US employers add robust 304K jobs; joblessness up to 4 pct.
WASHINGTON (AP) — U.S. employers shrugged off last month's partial government shutdown and engaged in a burst of hiring in January, adding 304,000 jobs, the most in nearly a year.
The healthy gain the government reported today illustrated the job market's durability nearly a decade into the economic expansion. The U.S. has now added jobs for 100 straight months, the longest such period on record.
The unemployment rate did rise in January to 4 percent from 3.9 percent, but mostly for a technical reason: Roughly 175,000 federal workers were counted as temporarily unemployed last month because of the shutdown.

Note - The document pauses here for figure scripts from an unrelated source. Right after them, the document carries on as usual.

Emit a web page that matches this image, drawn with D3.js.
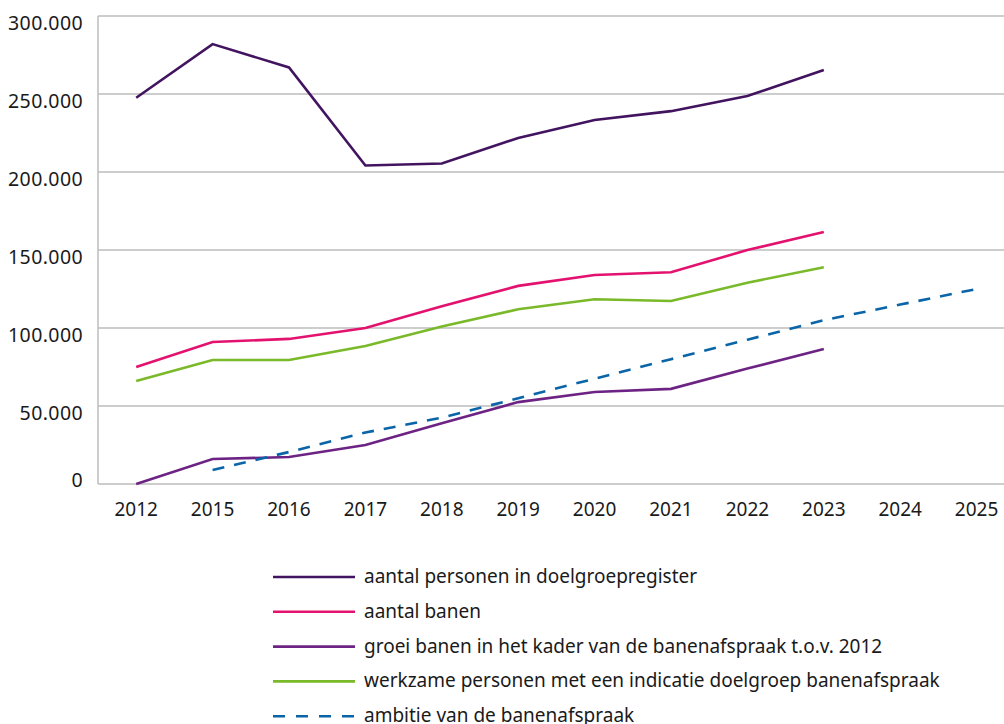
<!DOCTYPE html>
<html>
<head>
<meta charset="utf-8">
<script src="https://cdn.jsdelivr.net/npm/d3@7"></script>
<style>
  body { margin: 0; background: #fff; }
  text { font-family: "Noto Sans", sans-serif; fill: #1a1a1a; }
</style>
</head>
<body>
<div id="container"></div>
<script>
const years = ['2012', '2015', '2016', '2017', '2018', '2019', '2020', '2021', '2022', '2023', '2024', '2025'];
const yTicks = [0, 50000, 100000, 150000, 200000, 250000, 300000];

const register = [247600, 282000, 267000, 204200, 205400, 221800, 233300, 239000, 248700, 265400, null, null];
const banen = [75000, 91000, 93000, 100000, 114000, 127000, 134000, 135700, 150000, 161500, null, null];
const groei = [0, 16000, 17300, 25000, 39000, 52500, 59000, 61000, 74000, 86500, null, null];
const werkzaam = [66000, 79500, 79500, 88500, 101000, 112000, 118400, 117300, 129000, 139000, null, null];
const ambitie = [null, 9000, 20500, 33000, 42500, 55000, 67500, 80000, 92500, 105000, 115000, 125000];

const series = [
  { name: 'aantal personen in doelgroepregister', values: register, color: '#42145f', dash: null },
  { name: 'aantal banen', values: banen, color: '#e3126f', dash: null },
  { name: 'groei banen in het kader van de banenafspraak t.o.v. 2012', values: groei, color: '#6d2384', dash: null },
  { name: 'werkzame personen met een indicatie doelgroep banenafspraak', values: werkzaam, color: '#7ab929', dash: null },
  { name: 'ambitie van de banenafspraak', values: ambitie, color: '#0a65a8', dash: '12,10' }
];

const w = 1004, h = 724;
const padLeft = 98, padTop = 16, padBottom = 484;

const svg = d3.select('#container').append('svg')
  .attr('width', w).attr('height', h);

const x = d3.scaleBand().domain(years).range([padLeft, padLeft + 76.4 * 12]);
const y = d3.scaleLinear().domain([0, 300000]).range([padBottom, padTop]);
const fmt = v => v === 0 ? '0' : d3.format(',')(v).replace(/,/g, '.');

// gridlines
svg.append('g').selectAll('line').data(yTicks).enter().append('line')
  .attr('x1', padLeft).attr('x2', w)
  .attr('y1', d => y(d)).attr('y2', d => y(d))
  .attr('stroke', '#bdbdbd').attr('stroke-width', 1.5);

// left axis line
svg.append('line')
  .attr('x1', padLeft).attr('x2', padLeft).attr('y1', padTop).attr('y2', padBottom)
  .attr('stroke', '#bdbdbd').attr('stroke-width', 1.5);

// y labels (sit a bit below their gridline, except the 0)
svg.append('g').selectAll('text').data(yTicks).enter().append('text')
  .attr('x', 83).attr('y', d => d === 0 ? y(d) + 3 : y(d) + 14)
  .attr('text-anchor', 'end').attr('font-size', 19.5)
  .attr('letter-spacing', 0.4)
  .text(fmt);

// x labels
svg.append('g').selectAll('text').data(years).enter().append('text')
  .attr('x', d => x(d) + x.bandwidth() / 2).attr('y', 516)
  .attr('text-anchor', 'middle').attr('font-size', 19)
  .text(d => d);

const line = d3.line()
  .defined(d => d != null)
  .x((d, i) => x(years[i]) + x.bandwidth() / 2)
  .y(d => y(d));

svg.append('g').selectAll('path').data(series).enter().append('path')
  .attr('d', d => line(d.values))
  .attr('fill', 'none')
  .attr('stroke', d => d.color)
  .attr('stroke-width', 2.6)
  .attr('stroke-dasharray', d => d.dash);

// legend
const legend = svg.append('g');
const rows = legend.selectAll('g').data(series).enter().append('g')
  .attr('transform', (d, i) => 'translate(273,' + (577 + i * 34.8) + ')');
rows.append('line')
  .attr('x1', 0).attr('x2', 82)
  .attr('stroke', d => d.color).attr('stroke-width', 2.6)
  .attr('stroke-dasharray', d => d.dash ? '12,11' : null);
rows.append('text')
  .attr('x', 91).attr('y', 6).attr('font-size', 19)
  .text(d => d.name);
</script>
</body>
</html>
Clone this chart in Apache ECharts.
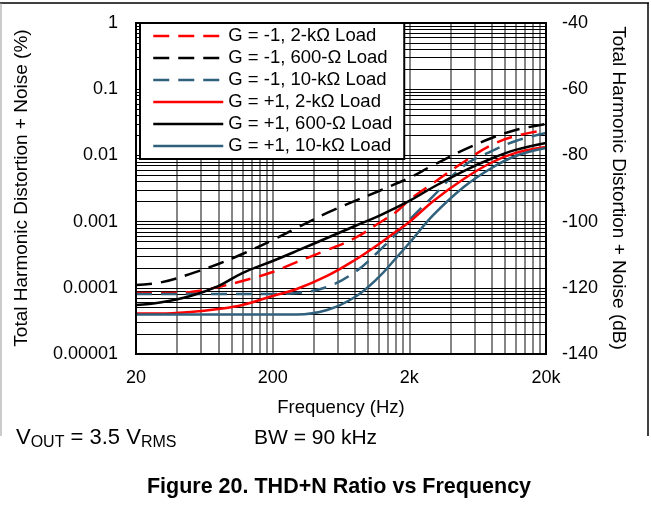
<!DOCTYPE html>
<html><head><meta charset="utf-8">
<script src="https://cdn.jsdelivr.net/npm/echarts@6/dist/echarts.min.js"></script>
<style>html,body{margin:0;padding:0;background:#fff}#c{width:651px;height:525px}</style>
</head><body><div id="c"></div>
<script>
// Frequency (Hz)
const freqs = [20, 30, 50, 80, 120, 200, 300, 500, 800, 1200, 1600, 2000, 3000, 5000, 8000, 12000, 20000];
// THD+N (%)
const gm1_2k  = [8.34e-5, 8.34e-5, 8.65e-5, 1.03e-4, 1.27e-4, 1.73e-4, 2.45e-4, 3.72e-4, 5.65e-4, 9.53e-4, 1.40e-3, 2.12e-3, 3.83e-3, 7.95e-3, 0.0144, 0.0196, 0.0242];
const gm1_600 = [1.10e-4, 1.20e-4, 1.62e-4, 2.29e-4, 3.24e-4, 5.27e-4, 8.0e-4, 1.35e-3, 2.05e-3, 2.90e-3, 3.75e-3, 4.56e-3, 7.16e-3, 0.0121, 0.0183, 0.0242, 0.0298];
const gm1_10k = [8.06e-5, 8.06e-5, 8.06e-5, 8.06e-5, 8.06e-5, 8.06e-5, 8.34e-5, 1.03e-4, 1.73e-4, 3.60e-4, 6.5e-4, 1.06e-3, 2.44e-3, 6.92e-3, 0.0116, 0.0165, 0.0218];
const gp1_2k  = [4.09e-5, 4.09e-5, 4.31e-5, 4.78e-5, 5.50e-5, 7.52e-5, 9.59e-5, 1.51e-4, 2.63e-4, 4.59e-4, 7.08e-4, 9.86e-4, 2.05e-3, 4.40e-3, 7.81e-3, 0.0109, 0.0134];
const gp1_600 = [5.50e-5, 6.0e-5, 7.52e-5, 1.06e-4, 1.67e-4, 2.54e-4, 3.60e-4, 5.65e-4, 8.58e-4, 1.22e-3, 1.63e-3, 2.05e-3, 3.33e-3, 5.81e-3, 8.98e-3, 0.0121, 0.0154];
const gp1_10k = [3.95e-5, 3.95e-5, 3.95e-5, 3.95e-5, 3.95e-5, 3.95e-5, 3.95e-5, 4.62e-5, 7.26e-5, 1.46e-4, 2.82e-4, 4.75e-4, 1.26e-3, 3.33e-3, 6.46e-3, 9.8e-3, 0.0129];

const seriesNames = ['G = -1, 2-kΩ Load', 'G = -1, 600-Ω Load', 'G = -1, 10-kΩ Load',
                     'G = +1, 2-kΩ Load', 'G = +1, 600-Ω Load', 'G = +1, 10-kΩ Load'];

// ticks
const xTicks = [20, 200, 2000, 20000];
const xTickLabels = ['20', '200', '2k', '20k'];
const yTicks = [0.00001, 0.0001, 0.001, 0.01, 0.1, 1];
const yTickLabels = ['0.00001', '0.0001', '0.001', '0.01', '0.1', '1'];

// grid line positions (log minors)
const xDecadeStarts = [20, 200, 2000];
const yDecadeStarts = [0.00001, 0.0001, 0.001, 0.01, 0.1];

const RED = '#ff0000', BLACK = '#000000', BLUE = '#2f607c';
const FONT = 'Liberation Sans, Arial, sans-serif';

function nearestIdx(arr, v) {
  let best = 0, bd = Infinity;
  arr.forEach((a, i) => { const d = Math.abs(Math.log10(a) - Math.log10(v)); if (d < bd) { bd = d; best = i; } });
  return best;
}

const vLines = [];
xDecadeStarts.forEach(d => { for (let k = 2; k <= 10; k++) { const v = d * k; if (v < 20000) vLines.push(v); } });
const hLines = [];
yDecadeStarts.forEach(d => { for (let k = 2; k <= 10; k++) { const v = d * k; if (v < 0.99) hLines.push(v); } });

const gridMarks = [];
vLines.forEach(v => gridMarks.push({ xAxis: v, lineStyle: { color: '#5e5e5e', width: 1.5, type: 'solid' } }));
hLines.forEach(v => gridMarks.push({ yAxis: v, lineStyle: { color: '#000', width: 1, type: 'solid' } }));

const DASH = [16, 9];
function mk(name, arr, color, dashed) {
  return {
    name, type: 'line', xAxisIndex: 0, yAxisIndex: 0,
    data: freqs.map((f, i) => [f, arr[i]]),
    smooth: 0.4, symbol: 'none', showSymbol: false, z: 10,
    lineStyle: { color, width: 2.5, type: dashed ? DASH : 'solid' },
    itemStyle: { color },
    animation: false
  };
}

const chart = echarts.init(document.getElementById('c'));
chart.setOption({
  animation: false,
  backgroundColor: '#fff',
  grid: { left: 136, right: 105, top: 23, bottom: 171, show: false },
  legend: {
    orient: 'vertical', left: 140, top: 23,
    backgroundColor: '#fff', borderColor: '#000', borderWidth: 2,
    padding: [2, 12, 2, 12], itemGap: 0, itemWidth: 70, itemHeight: 14,
    textStyle: { fontFamily: FONT, fontSize: 18.5, color: '#000', lineHeight: 22 },
    lineStyle: { width: 2.5 },
    itemStyle: { opacity: 0, borderWidth: 0 },
    data: seriesNames, z: 30
  },
  xAxis: {
    type: 'log', logBase: 10, min: 20, max: 20000,
    axisLine: { show: false }, axisTick: { show: false }, splitLine: { show: false },
    minorTick: { show: false }, minorSplitLine: { show: false },
    axisLabel: {
      customValues: xTicks, margin: 15, fontFamily: FONT, fontSize: 18, color: '#000',
      formatter: v => xTickLabels[nearestIdx(xTicks, v)]
    }
  },
  yAxis: [{
    type: 'log', logBase: 10, min: 0.00001, max: 1,
    axisLine: { show: false }, axisTick: { show: false }, splitLine: { show: false },
    minorTick: { show: false }, minorSplitLine: { show: false },
    axisLabel: {
      customValues: yTicks, margin: 18, fontFamily: FONT, fontSize: 18, color: '#000',
      formatter: v => yTickLabels[nearestIdx(yTicks, v)]
    }
  }, {
    type: 'value', min: -140, max: -40, interval: 20, position: 'right',
    axisLine: { show: false }, axisTick: { show: false }, splitLine: { show: false },
    axisLabel: { margin: 16, fontFamily: FONT, fontSize: 18, color: '#000' }
  }],
  series: [
    {
      type: 'line', name: '_grid', xAxisIndex: 0, yAxisIndex: 0, data: [[20, 0.00001]],
      symbol: 'none', lineStyle: { opacity: 0 }, z: 1, silent: true,
      markLine: { z: 1, silent: true, precision: 12, symbol: ['none', 'none'], label: { show: false }, animation: false, data: gridMarks }
    },
    mk(seriesNames[0], gm1_2k, RED, true),
    mk(seriesNames[1], gm1_600, BLACK, true),
    mk(seriesNames[2], gm1_10k, BLUE, true),
    mk(seriesNames[3], gp1_2k, RED, false),
    mk(seriesNames[4], gp1_600, BLACK, false),
    mk(seriesNames[5], gp1_10k, BLUE, false)
  ],
  graphic: [
    { type: 'rect', z: 100, silent: true, shape: { x: 136, y: 23, width: 410, height: 331 },
      style: { fill: 'none', stroke: '#000', lineWidth: 2 } },
    { type: 'line', z: 100, silent: true, shape: { x1: 0, y1: 3, x2: 649, y2: 3 }, style: { stroke: '#000', lineWidth: 1.5 } },
    { type: 'line', z: 100, silent: true, shape: { x1: 648, y1: 3, x2: 648, y2: 436 }, style: { stroke: '#000', lineWidth: 1.5 } },
    { type: 'line', z: 100, silent: true, shape: { x1: 1, y1: 3, x2: 1, y2: 436 }, style: { stroke: '#999', lineWidth: 1 } },
    { type: 'text', x: 22, y: 188, rotation: Math.PI / 2, z: 100,
      style: { text: 'Total Harmonic Distortion + Noise (%)', font: '19px ' + FONT, fill: '#000', align: 'center', verticalAlign: 'middle' } },
    { type: 'text', x: 618, y: 188, rotation: -Math.PI / 2, z: 100,
      style: { text: 'Total Harmonic Distortion + Noise (dB)', font: '19px ' + FONT, fill: '#000', align: 'center', verticalAlign: 'middle' } },
    { type: 'text', x: 341, y: 408, z: 100,
      style: { text: 'Frequency (Hz)', font: '18.5px ' + FONT, fill: '#000', align: 'center', verticalAlign: 'middle' } },
    { type: 'text', x: 16, y: 438, z: 100,
      style: {
        text: '{m|V}{s|OUT}{m| = 3.5 V}{s|RMS}', fill: '#000', align: 'left', verticalAlign: 'middle',
        rich: {
          m: { fontFamily: FONT, fontSize: 22, fill: '#000', lineHeight: 26 },
          s: { fontFamily: FONT, fontSize: 16, fill: '#000', lineHeight: 26, padding: [10, 0, 0, 0] }
        }
      } },
    { type: 'text', x: 254, y: 438, z: 100,
      style: { text: 'BW = 90 kHz', font: '21px ' + FONT, fill: '#000', align: 'left', verticalAlign: 'middle' } },
    { type: 'text', x: 339, y: 487, z: 100,
      style: { text: 'Figure 20. THD+N Ratio vs Frequency', font: 'bold 21.5px ' + FONT, fill: '#000', align: 'center', verticalAlign: 'middle' } }
  ]
});
</script></body></html>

The government today also sharply revised down its estimate of job growth in December, to 222,000 from a previously estimated 312,000. Still, hiring has accelerated since last summer, a development that has surprised economists because hiring typically slows when unemployment is so low.
The ongoing demand for workers is leading some businesses to offer higher pay to attract and keep staff. Average hourly wages rose 3.2 percent in January from a year earlier. That's just below the annual gain of 3.3 percent in December, which matched October and November for the fastest increase since April 2009.
The strong job market is also encouraging more people who weren't working to begin looking. The proportion of Americans who either have a job or are seeking one – which had been unusually low since the recession ended a decade ago – reached 63.2 percent in January, the highest level in more than five years.